(Items from a data source)
● ● ● ● ●

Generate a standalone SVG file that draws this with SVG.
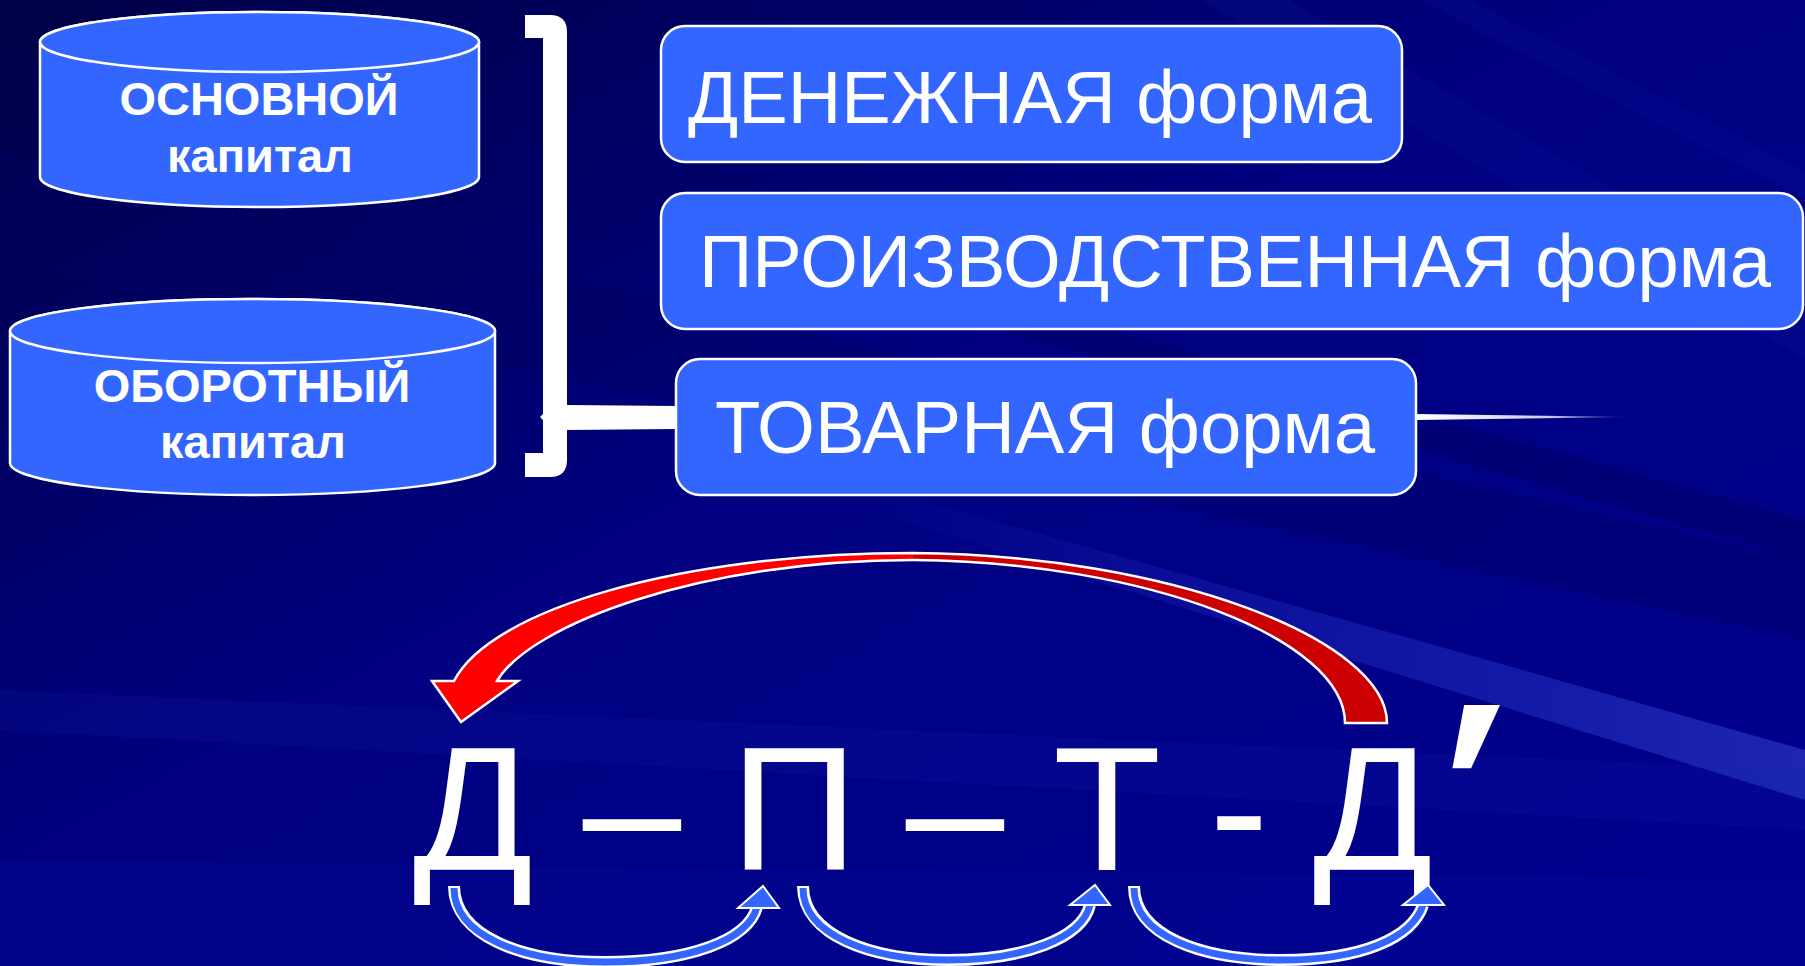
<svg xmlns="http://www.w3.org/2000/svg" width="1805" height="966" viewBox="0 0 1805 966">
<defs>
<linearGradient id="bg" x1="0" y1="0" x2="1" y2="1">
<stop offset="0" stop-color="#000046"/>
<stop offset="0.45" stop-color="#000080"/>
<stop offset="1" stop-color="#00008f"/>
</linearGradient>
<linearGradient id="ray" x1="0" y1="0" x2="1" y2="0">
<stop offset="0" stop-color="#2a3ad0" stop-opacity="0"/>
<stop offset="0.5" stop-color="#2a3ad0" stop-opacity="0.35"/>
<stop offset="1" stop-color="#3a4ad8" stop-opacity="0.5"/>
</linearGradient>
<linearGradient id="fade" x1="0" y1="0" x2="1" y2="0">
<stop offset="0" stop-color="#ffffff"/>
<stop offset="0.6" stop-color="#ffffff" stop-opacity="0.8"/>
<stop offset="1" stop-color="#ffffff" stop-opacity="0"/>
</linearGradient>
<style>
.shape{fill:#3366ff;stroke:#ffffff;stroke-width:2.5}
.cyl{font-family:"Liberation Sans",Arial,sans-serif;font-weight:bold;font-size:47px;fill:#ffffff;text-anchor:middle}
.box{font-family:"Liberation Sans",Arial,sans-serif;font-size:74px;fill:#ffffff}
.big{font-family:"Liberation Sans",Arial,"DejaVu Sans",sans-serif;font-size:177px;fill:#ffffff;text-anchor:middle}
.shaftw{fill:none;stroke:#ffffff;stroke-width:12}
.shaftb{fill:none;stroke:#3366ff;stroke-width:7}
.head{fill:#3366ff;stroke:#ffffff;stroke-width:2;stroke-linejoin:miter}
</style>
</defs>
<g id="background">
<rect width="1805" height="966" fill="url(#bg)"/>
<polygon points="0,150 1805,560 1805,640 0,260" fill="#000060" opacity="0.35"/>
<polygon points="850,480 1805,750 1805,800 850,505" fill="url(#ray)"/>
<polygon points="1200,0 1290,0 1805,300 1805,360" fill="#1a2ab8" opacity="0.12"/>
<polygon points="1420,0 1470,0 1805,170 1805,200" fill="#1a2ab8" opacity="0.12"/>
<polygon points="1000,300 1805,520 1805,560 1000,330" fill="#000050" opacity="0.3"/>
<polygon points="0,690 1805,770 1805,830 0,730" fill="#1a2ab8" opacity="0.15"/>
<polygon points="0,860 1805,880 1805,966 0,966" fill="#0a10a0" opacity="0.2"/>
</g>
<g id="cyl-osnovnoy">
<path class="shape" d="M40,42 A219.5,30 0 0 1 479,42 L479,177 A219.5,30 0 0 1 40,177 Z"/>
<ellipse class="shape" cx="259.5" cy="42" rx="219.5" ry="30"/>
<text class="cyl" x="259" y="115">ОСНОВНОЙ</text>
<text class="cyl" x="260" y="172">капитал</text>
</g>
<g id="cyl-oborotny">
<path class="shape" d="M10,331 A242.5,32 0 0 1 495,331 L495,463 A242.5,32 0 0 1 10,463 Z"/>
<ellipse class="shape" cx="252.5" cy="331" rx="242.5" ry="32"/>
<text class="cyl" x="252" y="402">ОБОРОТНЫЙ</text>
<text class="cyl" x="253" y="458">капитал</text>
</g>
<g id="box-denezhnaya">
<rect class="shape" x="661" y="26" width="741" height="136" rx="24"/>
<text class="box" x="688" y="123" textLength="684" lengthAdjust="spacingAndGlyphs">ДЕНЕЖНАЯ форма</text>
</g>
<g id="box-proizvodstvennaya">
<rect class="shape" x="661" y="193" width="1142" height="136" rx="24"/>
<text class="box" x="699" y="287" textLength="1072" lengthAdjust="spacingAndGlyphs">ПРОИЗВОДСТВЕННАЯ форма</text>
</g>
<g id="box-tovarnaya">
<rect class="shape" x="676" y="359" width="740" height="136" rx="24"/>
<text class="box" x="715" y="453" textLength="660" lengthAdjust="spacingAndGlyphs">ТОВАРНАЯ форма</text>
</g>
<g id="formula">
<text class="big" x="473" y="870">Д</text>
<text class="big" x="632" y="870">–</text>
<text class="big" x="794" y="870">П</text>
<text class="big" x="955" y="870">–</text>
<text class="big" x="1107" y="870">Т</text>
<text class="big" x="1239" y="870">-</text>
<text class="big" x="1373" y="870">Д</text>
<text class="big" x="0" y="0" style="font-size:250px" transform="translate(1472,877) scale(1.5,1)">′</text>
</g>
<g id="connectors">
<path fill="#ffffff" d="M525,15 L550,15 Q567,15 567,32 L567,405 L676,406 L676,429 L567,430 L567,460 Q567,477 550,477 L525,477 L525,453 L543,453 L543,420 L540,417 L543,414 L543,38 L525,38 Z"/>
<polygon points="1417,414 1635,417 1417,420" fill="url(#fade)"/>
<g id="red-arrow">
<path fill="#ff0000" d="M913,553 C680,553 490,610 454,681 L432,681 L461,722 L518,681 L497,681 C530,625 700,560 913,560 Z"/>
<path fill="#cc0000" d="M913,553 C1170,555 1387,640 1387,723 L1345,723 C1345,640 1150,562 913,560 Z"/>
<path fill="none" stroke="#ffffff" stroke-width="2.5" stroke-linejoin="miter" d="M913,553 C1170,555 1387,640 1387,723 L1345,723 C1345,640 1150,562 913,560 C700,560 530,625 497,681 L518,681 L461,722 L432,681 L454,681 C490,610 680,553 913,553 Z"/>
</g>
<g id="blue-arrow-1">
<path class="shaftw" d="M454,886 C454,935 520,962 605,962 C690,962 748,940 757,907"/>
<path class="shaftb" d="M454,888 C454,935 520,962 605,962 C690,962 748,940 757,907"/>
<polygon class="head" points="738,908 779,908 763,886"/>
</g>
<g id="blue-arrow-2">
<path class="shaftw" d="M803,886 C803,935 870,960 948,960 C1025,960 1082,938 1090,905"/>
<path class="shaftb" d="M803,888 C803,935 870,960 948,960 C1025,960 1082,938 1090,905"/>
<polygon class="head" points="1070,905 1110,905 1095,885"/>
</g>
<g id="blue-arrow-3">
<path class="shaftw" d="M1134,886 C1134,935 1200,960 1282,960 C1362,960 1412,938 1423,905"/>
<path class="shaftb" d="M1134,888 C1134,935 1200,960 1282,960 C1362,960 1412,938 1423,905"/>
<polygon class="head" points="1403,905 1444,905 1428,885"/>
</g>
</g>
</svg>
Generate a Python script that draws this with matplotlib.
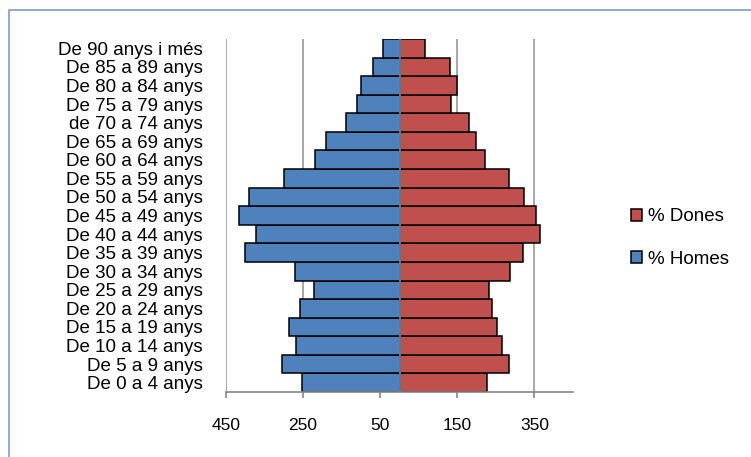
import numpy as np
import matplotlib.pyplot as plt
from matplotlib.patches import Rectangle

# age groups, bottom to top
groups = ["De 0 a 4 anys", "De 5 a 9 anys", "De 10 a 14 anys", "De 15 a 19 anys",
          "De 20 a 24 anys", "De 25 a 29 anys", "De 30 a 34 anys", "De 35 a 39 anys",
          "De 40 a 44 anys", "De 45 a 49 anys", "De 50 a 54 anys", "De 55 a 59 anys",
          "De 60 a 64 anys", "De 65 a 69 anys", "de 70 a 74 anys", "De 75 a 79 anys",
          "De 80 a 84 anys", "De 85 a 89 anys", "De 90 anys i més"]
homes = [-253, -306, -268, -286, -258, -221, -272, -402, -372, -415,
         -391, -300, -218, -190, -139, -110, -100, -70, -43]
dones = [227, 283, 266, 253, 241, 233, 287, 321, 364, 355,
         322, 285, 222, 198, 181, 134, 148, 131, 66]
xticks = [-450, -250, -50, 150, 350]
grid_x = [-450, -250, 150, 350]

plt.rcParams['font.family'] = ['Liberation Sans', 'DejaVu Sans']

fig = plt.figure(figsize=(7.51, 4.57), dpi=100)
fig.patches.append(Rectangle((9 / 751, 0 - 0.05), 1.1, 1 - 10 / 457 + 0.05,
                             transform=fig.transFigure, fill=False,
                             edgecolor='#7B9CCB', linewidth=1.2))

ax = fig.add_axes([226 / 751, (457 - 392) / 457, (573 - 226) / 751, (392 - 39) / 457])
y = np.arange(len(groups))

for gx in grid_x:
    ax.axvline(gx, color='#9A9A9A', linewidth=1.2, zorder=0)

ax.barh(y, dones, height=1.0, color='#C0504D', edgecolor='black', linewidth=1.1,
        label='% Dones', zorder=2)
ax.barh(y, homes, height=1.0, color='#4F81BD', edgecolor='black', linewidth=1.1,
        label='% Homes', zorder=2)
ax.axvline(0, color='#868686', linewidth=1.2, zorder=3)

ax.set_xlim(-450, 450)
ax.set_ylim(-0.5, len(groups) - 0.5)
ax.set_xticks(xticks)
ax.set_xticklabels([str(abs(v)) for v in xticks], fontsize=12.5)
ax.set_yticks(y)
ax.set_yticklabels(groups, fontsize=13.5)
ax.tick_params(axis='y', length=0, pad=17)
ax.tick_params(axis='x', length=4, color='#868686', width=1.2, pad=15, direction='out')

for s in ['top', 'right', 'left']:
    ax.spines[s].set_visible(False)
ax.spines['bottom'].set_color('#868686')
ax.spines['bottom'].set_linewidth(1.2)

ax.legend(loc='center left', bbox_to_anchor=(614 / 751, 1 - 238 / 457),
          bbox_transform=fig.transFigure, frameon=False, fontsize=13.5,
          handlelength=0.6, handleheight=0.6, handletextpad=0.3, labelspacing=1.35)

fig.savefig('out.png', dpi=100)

● ● ● ● ●

*WORK TO COMPLETE*.
Above are the records; copy exactly the lines from the one with "Generate a Python" through the one with "width=1.2, pad=15, direction='out')", including both, and nothing more. Leave out pictures.

*FINAL RESULT*.
Generate a Python script that draws this with matplotlib.
import numpy as np
import matplotlib.pyplot as plt
from matplotlib.patches import Rectangle

# age groups, bottom to top
groups = ["De 0 a 4 anys", "De 5 a 9 anys", "De 10 a 14 anys", "De 15 a 19 anys",
          "De 20 a 24 anys", "De 25 a 29 anys", "De 30 a 34 anys", "De 35 a 39 anys",
          "De 40 a 44 anys", "De 45 a 49 anys", "De 50 a 54 anys", "De 55 a 59 anys",
          "De 60 a 64 anys", "De 65 a 69 anys", "de 70 a 74 anys", "De 75 a 79 anys",
          "De 80 a 84 anys", "De 85 a 89 anys", "De 90 anys i més"]
homes = [-253, -306, -268, -286, -258, -221, -272, -402, -372, -415,
         -391, -300, -218, -190, -139, -110, -100, -70, -43]
dones = [227, 283, 266, 253, 241, 233, 287, 321, 364, 355,
         322, 285, 222, 198, 181, 134, 148, 131, 66]
xticks = [-450, -250, -50, 150, 350]
grid_x = [-450, -250, 150, 350]

plt.rcParams['font.family'] = ['Liberation Sans', 'DejaVu Sans']

fig = plt.figure(figsize=(7.51, 4.57), dpi=100)
fig.patches.append(Rectangle((9 / 751, 0 - 0.05), 1.1, 1 - 10 / 457 + 0.05,
                             transform=fig.transFigure, fill=False,
                             edgecolor='#7B9CCB', linewidth=1.2))

ax = fig.add_axes([226 / 751, (457 - 392) / 457, (573 - 226) / 751, (392 - 39) / 457])
y = np.arange(len(groups))

for gx in grid_x:
    ax.axvline(gx, color='#9A9A9A', linewidth=1.2, zorder=0)

ax.barh(y, dones, height=1.0, color='#C0504D', edgecolor='black', linewidth=1.1,
        label='% Dones', zorder=2)
ax.barh(y, homes, height=1.0, color='#4F81BD', edgecolor='black', linewidth=1.1,
        label='% Homes', zorder=2)
ax.axvline(0, color='#868686', linewidth=1.2, zorder=3)

ax.set_xlim(-450, 450)
ax.set_ylim(-0.5, len(groups) - 0.5)
ax.set_xticks(xticks)
ax.set_xticklabels([str(abs(v)) for v in xticks], fontsize=12.5)
ax.set_yticks(y)
ax.set_yticklabels(groups, fontsize=13.5)
ax.tick_params(axis='y', length=0, pad=17)
ax.tick_params(axis='x', length=4, color='#868686', width=1.2, pad=15, direction='out')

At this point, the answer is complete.